* **Written problem**: Look through the data below and say how many of its lines contain "this", adding nothing else.

* **Excerpted records**:
.....
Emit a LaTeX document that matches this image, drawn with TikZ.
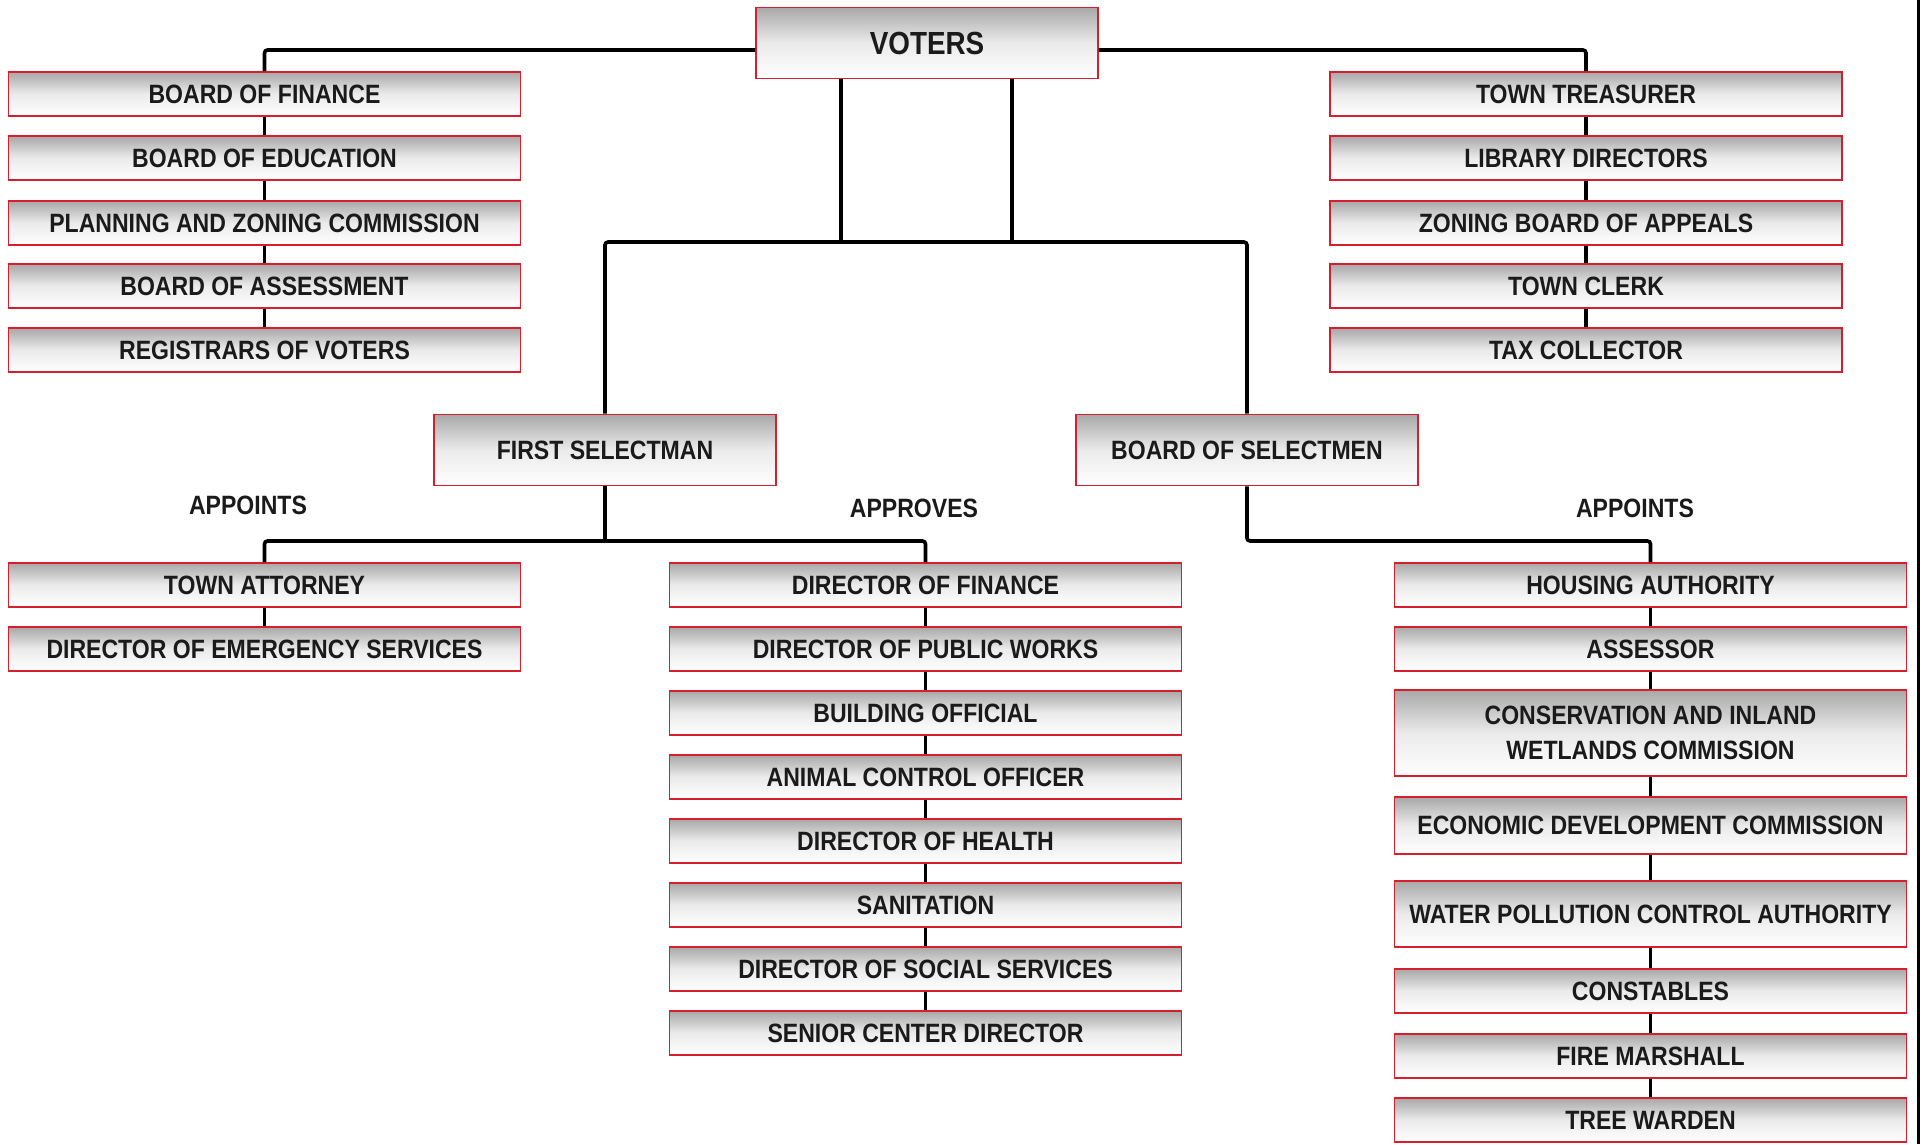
.....
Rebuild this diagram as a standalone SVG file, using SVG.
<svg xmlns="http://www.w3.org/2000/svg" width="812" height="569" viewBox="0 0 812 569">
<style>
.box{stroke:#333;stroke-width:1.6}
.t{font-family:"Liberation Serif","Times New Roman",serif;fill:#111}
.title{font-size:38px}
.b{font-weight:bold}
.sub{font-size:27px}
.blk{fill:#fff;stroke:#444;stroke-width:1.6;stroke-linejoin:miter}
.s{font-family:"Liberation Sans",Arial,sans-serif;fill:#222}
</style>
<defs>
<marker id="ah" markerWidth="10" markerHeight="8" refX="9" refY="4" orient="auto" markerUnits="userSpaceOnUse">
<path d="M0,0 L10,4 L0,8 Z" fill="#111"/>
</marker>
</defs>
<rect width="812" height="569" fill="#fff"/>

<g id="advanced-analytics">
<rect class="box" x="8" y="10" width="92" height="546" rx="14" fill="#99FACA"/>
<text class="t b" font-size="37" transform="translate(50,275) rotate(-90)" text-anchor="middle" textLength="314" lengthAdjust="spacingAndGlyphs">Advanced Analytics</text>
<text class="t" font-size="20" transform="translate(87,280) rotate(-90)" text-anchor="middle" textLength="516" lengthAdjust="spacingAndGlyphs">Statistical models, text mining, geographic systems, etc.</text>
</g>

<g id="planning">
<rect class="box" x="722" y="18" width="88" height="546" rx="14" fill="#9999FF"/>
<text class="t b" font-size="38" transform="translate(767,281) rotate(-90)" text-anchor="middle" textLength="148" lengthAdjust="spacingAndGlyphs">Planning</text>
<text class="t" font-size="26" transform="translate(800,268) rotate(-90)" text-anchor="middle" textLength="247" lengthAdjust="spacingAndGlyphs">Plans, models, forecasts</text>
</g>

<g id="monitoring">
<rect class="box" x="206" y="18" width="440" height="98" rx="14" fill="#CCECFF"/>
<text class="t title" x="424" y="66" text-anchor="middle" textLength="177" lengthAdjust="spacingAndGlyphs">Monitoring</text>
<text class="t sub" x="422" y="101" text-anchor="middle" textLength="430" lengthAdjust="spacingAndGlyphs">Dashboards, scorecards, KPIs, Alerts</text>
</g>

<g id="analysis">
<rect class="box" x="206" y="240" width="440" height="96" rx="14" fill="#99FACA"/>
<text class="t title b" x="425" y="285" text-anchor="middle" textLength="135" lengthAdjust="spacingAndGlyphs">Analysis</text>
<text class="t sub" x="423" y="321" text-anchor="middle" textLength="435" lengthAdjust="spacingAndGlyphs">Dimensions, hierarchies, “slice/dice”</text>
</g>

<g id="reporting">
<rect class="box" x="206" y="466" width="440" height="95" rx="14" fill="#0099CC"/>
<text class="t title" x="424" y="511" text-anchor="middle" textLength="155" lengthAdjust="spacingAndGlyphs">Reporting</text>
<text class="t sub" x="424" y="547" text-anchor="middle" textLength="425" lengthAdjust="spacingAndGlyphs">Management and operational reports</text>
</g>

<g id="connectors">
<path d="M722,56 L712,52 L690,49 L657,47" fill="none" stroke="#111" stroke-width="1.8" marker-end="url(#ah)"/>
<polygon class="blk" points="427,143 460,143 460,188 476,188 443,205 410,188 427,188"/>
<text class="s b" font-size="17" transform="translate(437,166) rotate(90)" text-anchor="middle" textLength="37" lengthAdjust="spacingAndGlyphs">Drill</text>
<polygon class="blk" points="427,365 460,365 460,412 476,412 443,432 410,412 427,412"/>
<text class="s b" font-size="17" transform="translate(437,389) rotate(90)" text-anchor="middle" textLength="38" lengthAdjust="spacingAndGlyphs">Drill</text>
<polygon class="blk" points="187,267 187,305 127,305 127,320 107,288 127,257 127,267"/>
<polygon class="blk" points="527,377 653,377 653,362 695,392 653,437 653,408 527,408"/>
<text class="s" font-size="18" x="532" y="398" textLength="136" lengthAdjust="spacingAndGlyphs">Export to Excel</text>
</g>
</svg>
.....
* **Answer to the problem**: 2